Source code of charts:
__________________________________________________
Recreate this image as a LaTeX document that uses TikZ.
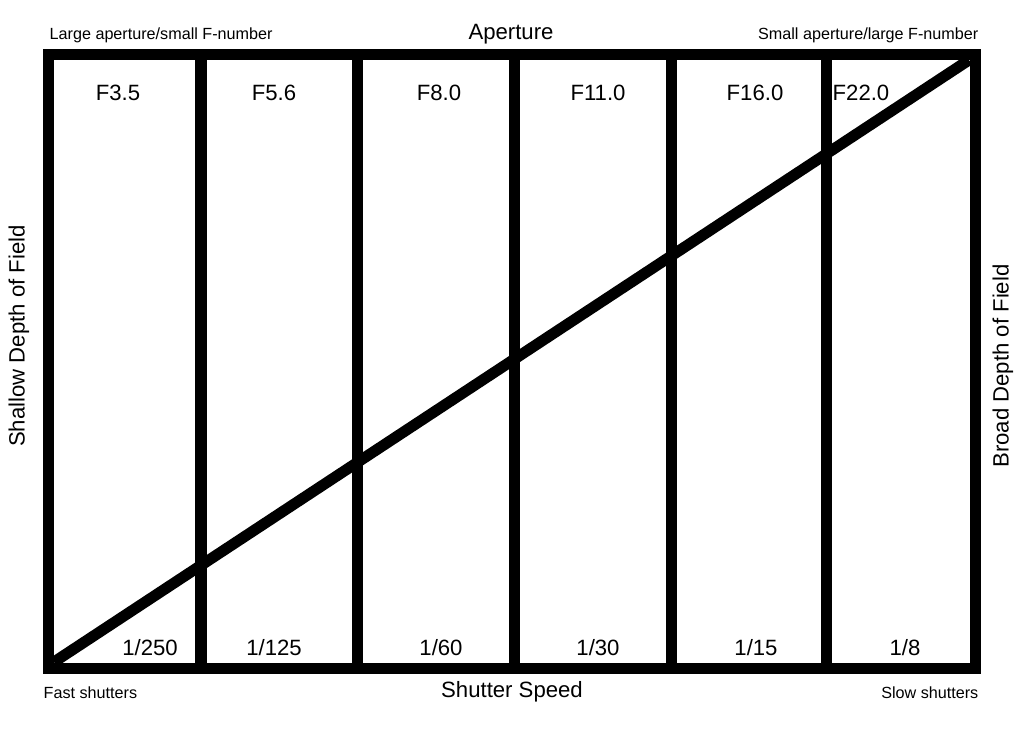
\documentclass[tikz,border=0pt]{standalone}
\usepackage{fontspec}
\setmainfont{Liberation Sans}
\usetikzlibrary{positioning}
\tikzset{
  frame/.style={line width=3.13pt,line cap=butt},
  biglbl/.style={font=\fontsize{6.3}{7}\selectfont,inner sep=0pt},
  smalllbl/.style={font=\fontsize{4.6}{5}\selectfont,inner sep=0pt}
}

\begin{document}
\begin{tikzpicture}
  \useasboundingbox (0,0) rectangle (10.24,7.32);
  % frame and aperture columns
  \draw[frame] (0.485,0.64) rectangle (9.75,6.78);
  \foreach \x/\n in {2.01/1,3.57/2,5.14/3,6.71/4,8.26/5}
    \draw[frame] (\x,0.64) -- (\x,6.78);
  % diagonal
  \coordinate (lo) at (0.54,0.70);
  \coordinate (hi) at (9.69,6.72);
  \draw[frame] (lo) -- (hi);
  % f-numbers
  \foreach \x/\t/\n in {1.18/F3.5/fa,2.74/F5.6/fb,4.39/F8.0/fc,5.98/F11.0/fd,7.55/F16.0/fe,8.61/F22.0/ff}
    \node[biglbl] (\n) at (\x,6.39) {\t};
  % shutter speeds
  \foreach \x/\t/\n in {1.50/1\slash 250/sa,2.74/1\slash 125/sb,4.41/1\slash 60/sc,5.98/1\slash 30/sd,7.56/1\slash 15/se,9.05/1\slash 8/sf}
    \node[biglbl] (\n) at (\x,0.84) {\t};
  % axis titles
  \node[biglbl,anchor=base] (aperture) at (5.11,6.93) {Aperture};
  \node[biglbl,anchor=base] (shutter) at (5.12,0.35) {Shutter Speed};
  \node[smalllbl,anchor=base west] (large) at (0.49,6.93) {Large aperture/small F-number};
  \node[smalllbl,anchor=base east] (small) at (9.79,6.93) {Small aperture/large F-number};
  \node[smalllbl,anchor=base west] (fast) at (0.43,0.34) {Fast shutters};
  \node[smalllbl,anchor=base east] (slow) at (9.79,0.34) {Slow shutters};
  \node[biglbl,rotate=90] (shallow) at (0.19,3.96) {Shallow Depth of Field};
  \node[biglbl,rotate=90] (broad) at (10.03,3.66) {Broad Depth of Field};
\end{tikzpicture}
\end{document}
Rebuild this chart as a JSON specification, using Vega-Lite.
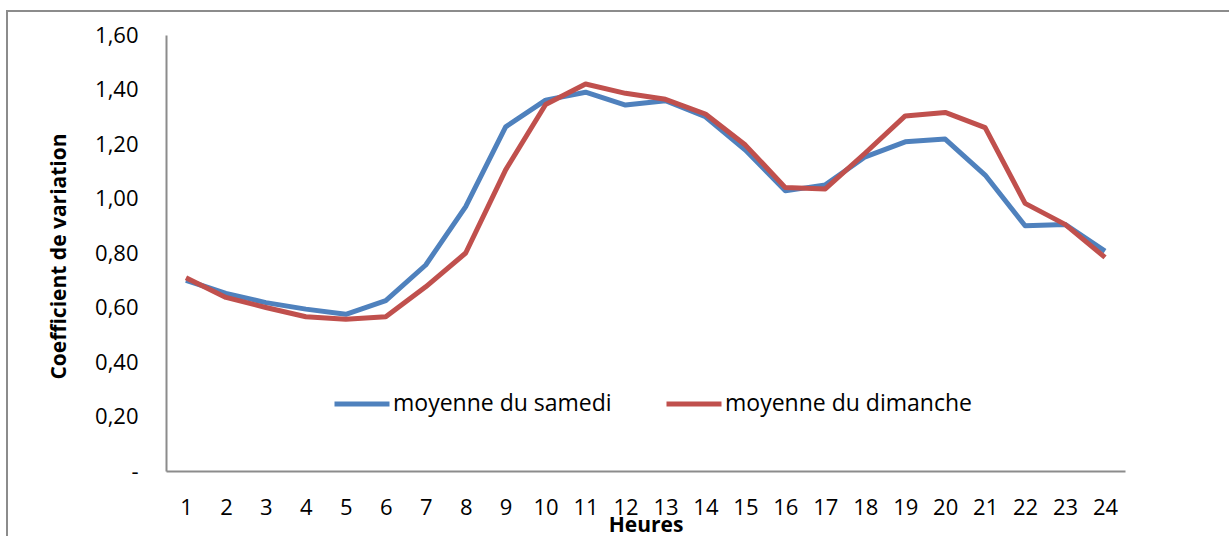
__________________________________________________
**EXERCISE INSTRUCTIONS**:
Each entry above should be reproduced exactly, with the pictures removed.

**RESULT OF THE TASK**:
Recreate this image as a LaTeX document that uses TikZ.
\documentclass[tikz,border=0pt]{standalone}
\usepackage{fontspec}
\setmainfont{Liberation Sans}
\usetikzlibrary{positioning}
\tikzset{
  frame/.style={line width=3.13pt,line cap=butt},
  biglbl/.style={font=\fontsize{6.3}{7}\selectfont,inner sep=0pt},
  smalllbl/.style={font=\fontsize{4.6}{5}\selectfont,inner sep=0pt}
}

\begin{document}
\begin{tikzpicture}
  \useasboundingbox (0,0) rectangle (10.24,7.32);
  % frame and aperture columns
  \draw[frame] (0.485,0.64) rectangle (9.75,6.78);
  \foreach \x/\n in {2.01/1,3.57/2,5.14/3,6.71/4,8.26/5}
    \draw[frame] (\x,0.64) -- (\x,6.78);
  % diagonal
  \coordinate (lo) at (0.54,0.70);
  \coordinate (hi) at (9.69,6.72);
  \draw[frame] (lo) -- (hi);
  % f-numbers
  \foreach \x/\t/\n in {1.18/F3.5/fa,2.74/F5.6/fb,4.39/F8.0/fc,5.98/F11.0/fd,7.55/F16.0/fe,8.61/F22.0/ff}
    \node[biglbl] (\n) at (\x,6.39) {\t};
  % shutter speeds
  \foreach \x/\t/\n in {1.50/1\slash 250/sa,2.74/1\slash 125/sb,4.41/1\slash 60/sc,5.98/1\slash 30/sd,7.56/1\slash 15/se,9.05/1\slash 8/sf}
    \node[biglbl] (\n) at (\x,0.84) {\t};
  % axis titles
  \node[biglbl,anchor=base] (aperture) at (5.11,6.93) {Aperture};
  \node[biglbl,anchor=base] (shutter) at (5.12,0.35) {Shutter Speed};
  \node[smalllbl,anchor=base west] (large) at (0.49,6.93) {Large aperture/small F-number};
  \node[smalllbl,anchor=base east] (small) at (9.79,6.93) {Small aperture/large F-number};
  \node[smalllbl,anchor=base west] (fast) at (0.43,0.34) {Fast shutters};
  \node[smalllbl,anchor=base east] (slow) at (9.79,0.34) {Slow shutters};
  \node[biglbl,rotate=90] (shallow) at (0.19,3.96) {Shallow Depth of Field};
  \node[biglbl,rotate=90] (broad) at (10.03,3.66) {Broad Depth of Field};
\end{tikzpicture}
\end{document}
Rebuild this chart as a JSON specification, using Vega-Lite.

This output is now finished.